# Lamina Flow or is Thermo Acoustic engine



## ghart3 (Nov 13, 2009)

A 7/8" od graphite piston in stainless steel cylinder which is attached to glass tube using heat shrink tubing.  Stainless steel scrub material in end of glass tube. Area of heat shrink tube is protected by water.
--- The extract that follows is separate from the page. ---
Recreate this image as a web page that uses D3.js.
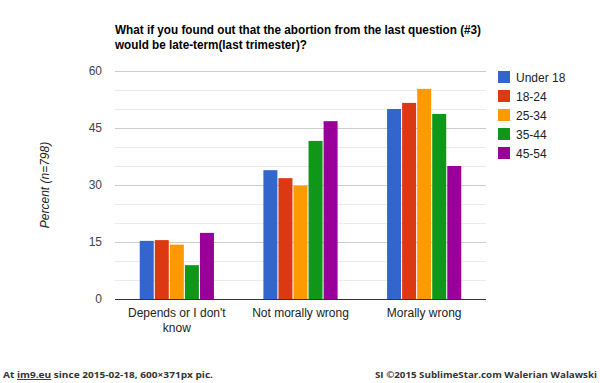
<!DOCTYPE html>
<html>
<head>
<meta charset="utf-8">
<script src="https://cdn.jsdelivr.net/npm/d3@7"></script>
<style>
  body { margin: 0; background: #fff; }
  svg { display: block; }
</style>
</head>
<body>
<div id="chart"></div>
<script>
// datos de la grafica
var categories = ["Depends or I don't know", "Not morally wrong", "Morally wrong"];
var series = ["Under 18", "18-24", "25-34", "35-44", "45-54"];
var colors = ["#3366cc", "#dc3912", "#ff9900", "#109618", "#990099"];
var valuesUnder18 = [15.3, 33.9, 50.0];
var values18to24 = [15.5, 31.8, 51.6];
var values25to34 = [14.3, 29.8, 55.3];
var values35to44 = [8.9, 41.6, 48.7];
var values45to54 = [17.4, 46.8, 35.0];
var yTicks = [0, 15, 30, 45, 60];

var allValues = [valuesUnder18, values18to24, values25to34, values35to44, values45to54];

var W = 600, H = 383;
var plot = {left: 115, right: 486, top: 71, bottom: 299};

var svg = d3.select("#chart").append("svg")
    .attr("width", W)
    .attr("height", H)
    .style("font-family", "Arial, 'Liberation Sans', sans-serif");

// escalas
var x0 = d3.scaleBand()
    .domain(categories)
    .range([plot.left, plot.right])
    .paddingInner(0.4)
    .paddingOuter(0.2);

var x1 = d3.scaleBand()
    .domain(series)
    .range([0, x0.bandwidth()])
    .paddingInner(0.07);

var y = d3.scaleLinear()
    .domain([0, 60])
    .range([plot.bottom, plot.top]);

// lineas de la rejilla
var grid = d3.range(0, 61, 5);
svg.append("g").selectAll("line")
    .data(grid)
  .enter().append("line")
    .attr("x1", plot.left)
    .attr("x2", plot.right)
    .attr("y1", function(d) { return Math.round(y(d)) + 0.5; })
    .attr("y2", function(d) { return Math.round(y(d)) + 0.5; })
    .attr("stroke", function(d) { return d % 15 === 0 ? "#cccccc" : "#ebebeb"; })
    .attr("stroke-width", 1);

// eje y
var yAxis = svg.append("g")
    .attr("transform", "translate(" + (plot.left - 13) + ",0)")
    .call(d3.axisLeft(y).tickValues(yTicks).tickSize(0).tickPadding(0));
yAxis.select(".domain").remove();
yAxis.selectAll("text")
    .attr("fill", "#444")
    .style("font-size", "12px")
    .style("font-family", "Arial, 'Liberation Sans', sans-serif");

// barras
var groups = svg.append("g").selectAll("g")
    .data(categories)
  .enter().append("g")
    .attr("transform", function(d) { return "translate(" + x0(d) + ",0)"; });

groups.selectAll("rect")
    .data(function(c, ci) {
      return series.map(function(s, si) { return {s: s, i: si, v: allValues[si][ci]}; });
    })
  .enter().append("rect")
    .attr("x", function(d) { return x1(d.s); })
    .attr("width", x1.bandwidth())
    .attr("y", function(d) { return y(d.v); })
    .attr("height", function(d) { return y(0) - y(d.v); })
    .attr("fill", function(d) { return colors[d.i]; });

// linea base
svg.append("line")
    .attr("x1", plot.left).attr("x2", plot.right)
    .attr("y1", plot.bottom + 0.5).attr("y2", plot.bottom + 0.5)
    .attr("stroke", "#333").attr("stroke-width", 1);

// etiquetas del eje x
var xl = svg.append("g").selectAll("text")
    .data(categories)
  .enter().append("text")
    .attr("x", function(d) { return x0(d) + x0.bandwidth() / 2; })
    .attr("y", 317)
    .attr("text-anchor", "middle")
    .attr("fill", "#222")
    .style("font-size", "12px");
xl.each(function(d) {
  var t = d3.select(this);
  var lines = d === categories[0] ? ["Depends or I don't", "know"] : [d];
  lines.forEach(function(l, i) {
    t.append("tspan")
      .attr("x", t.attr("x"))
      .attr("dy", i === 0 ? 0 : 15)
      .text(l);
  });
});

// titulo del eje y
svg.append("text")
    .attr("transform", "translate(49,185) rotate(-90)")
    .attr("text-anchor", "middle")
    .attr("fill", "#222")
    .style("font-style", "italic")
    .style("font-size", "12px")
    .text("Percent (n=798)");

// titulo, dos lineas
svg.append("text")
    .attr("x", 115).attr("y", 34)
    .attr("fill", "#000")
    .attr("textLength", 366)
    .attr("lengthAdjust", "spacingAndGlyphs")
    .style("font-weight", "bold")
    .style("font-size", "12px")
    .text("What if you found out that the abortion from the last question (#3)");
svg.append("text")
    .attr("x", 115).attr("y", 49)
    .attr("fill", "#000")
    .attr("textLength", 192)
    .attr("lengthAdjust", "spacingAndGlyphs")
    .style("font-weight", "bold")
    .style("font-size", "12px")
    .text("would be late-term(last trimester)?");

// leyenda
var legend = svg.append("g").selectAll("g")
    .data(series)
  .enter().append("g")
    .attr("transform", function(d, i) { return "translate(498," + (71 + i * 19) + ")"; });
legend.append("rect")
    .attr("width", 12).attr("height", 12)
    .attr("fill", function(d, i) { return colors[i]; });
legend.append("text")
    .attr("x", 18).attr("y", 10.5)
    .attr("fill", "#222")
    .style("font-size", "12px")
    .text(function(d) { return d; });

// pie de pagina
var foot = svg.append("g")
    .style("font-family", "'Open Sans', 'DejaVu Sans', sans-serif")
    .style("font-weight", "bold")
    .style("font-size", "9.5px")
    .attr("fill", "#333");
var left = foot.append("text").attr("x", 3).attr("y", 378)
    .attr("textLength", 210).attr("lengthAdjust", "spacingAndGlyphs");
left.append("tspan").text("At ");
left.append("tspan").style("text-decoration", "underline").text("im9.eu");
left.append("tspan").text(" since 2015-02-18, 600\u00d7371px pic.");
foot.append("text")
    .attr("x", 597).attr("y", 378)
    .attr("text-anchor", "end")
    .attr("textLength", 222).attr("lengthAdjust", "spacingAndGlyphs")
    .text("SI \u00a92015 SublimeStar.com Walerian Walawski");
</script>
</body>
</html>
[youtube=425,350]PNLL_ZOpFpU[/youtube]


----------



## Cedge (Nov 13, 2009)

Ghart....
Nice looking engine you have there. Mind sharing where you found the glass test tube?

Steve


----------



## ghart3 (Nov 14, 2009)

Steve, not sure where had got the glass tube.  Probably at a flea market or something like that,  sure didn't buy new.  Sorry not much help.  gary


----------



## ke7hr (Nov 14, 2009)

Ghart -That is a wonderful running engine. Thank you for sharing!

Steve - American Science and Surplus has test tubes (and LOTS of other stuff) for reasonable prices. Check out:
http://www.sciplus.com/index.cfm and search for "test tube".


----------



## modeng2000 (Nov 14, 2009)

Well done Ghart, what are you using for fuel please?

John


----------



## ttrikalin (Nov 14, 2009)

Ghart

Pardon ma ignorance, messieur,
but isn't this a stirling? 

if not what is the difference?


----------



## Tin Falcon (Nov 14, 2009)

there are several heat engines 
a Stirling has a moving displacer linked to the power cylinder. A ringbohm is similar but IIRC there is no mechanical link beween the power side and displacer. with the engine here only the power cylinder moves so there are fewer moving parts than a Stirling.
Tin


----------



## ghart3 (Nov 14, 2009)

John, the fuel is alcohol.  The reason for the yellow flame is cause had just cleaned the burner and had got polishing compound on the wick by being sloppy.

Tin, thanks for explaining engine as I'm not sure of definition of Stirling engine.
Gary


----------



## mklotz (Nov 14, 2009)

I'm no authority but I've always assumed that a Stirling engine has a displacer - mechanically operated in a conventional Stirling and pressure operated in a Ringbom.

The laminar flow engine has only a piston and regenerator. While it's certainly a hot gas engine, I wouldn't call it a Stirling.


----------



## ttrikalin (Nov 14, 2009)

thanks, this makes things clearer ???

take care, 

tom


----------